Correspondents Notebook - Bhutan
I have just returned from an assignment in Bhutan. Bhutan I hear you say, now I’ve heard of the place but I’m not sure exactly where it is nor do I know much about it.
Well let me take you there briefly to give you some sense of this land locked Buddhist kingdom high up in the eastern Himalayas. Bhutan is a small country and has a population of around 600,000.
Close your eyes for a minute…you’re in Bhutan’s capital, Thimphu…..at around two and half thousand metres above sea level….it’s not big, it’s home to about 60,000 people but growing steadily as the country continues its path to development…..
you’re surrounded by snow-capped mountains…..it’s the end of winter and there’s a hint of spring in the air….there’s a river running through Thimphu, the Wan Chu it’s crystal clear …..at one end of town there’s a Dzong….there are many Dzongs throughout Bhutan.....these fortress like structures serve as both religious and administrative centres….prayer flags flutter everywhere.
There’s no obvious sense of the ‘west’ in Thimphu….it’s not that modernity has not reached here…..but there’s no MacDonalds or Coca Cola…no neon lights…..there’s no high rise…..five stories is about the limit here….and traffic’s not really a problem….there are no traffic lights in Thimphu.
Music and fade for….
Bhutan is famous for it’s bio-diversity….and has managed to maintain over 70% of its forests…One of the few places I visited outside Thimphu was Punakha, about 60 kilometres from the capital. It has an impressive Dzong situated at the confluence of two rivers and is the winter home of the largest group of monks in the country and the spiritual leader of the Monk body….

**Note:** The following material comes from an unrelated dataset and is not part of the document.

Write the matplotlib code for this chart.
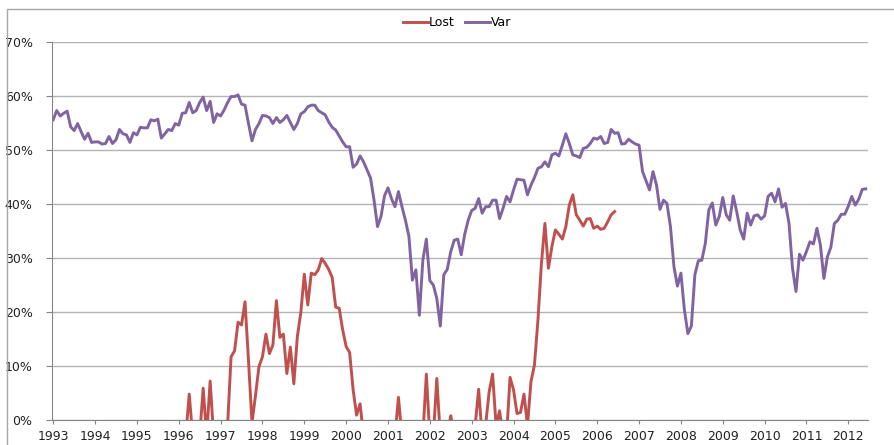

the drive to Punakha was breathtaking…..through what’s known as the Docula Pass, high up in the Himalayas…..the wild daphne was still in flower but there were early hints of rhododendron which must look spectacular when they’re in full bloom. One negative for me was the amount of litter on the roadside and in the capital as well…..plastic bottles, empty cartons and wrappers of all kinds. This is indeed a problem in Bhutan and one the authorities are trying to address.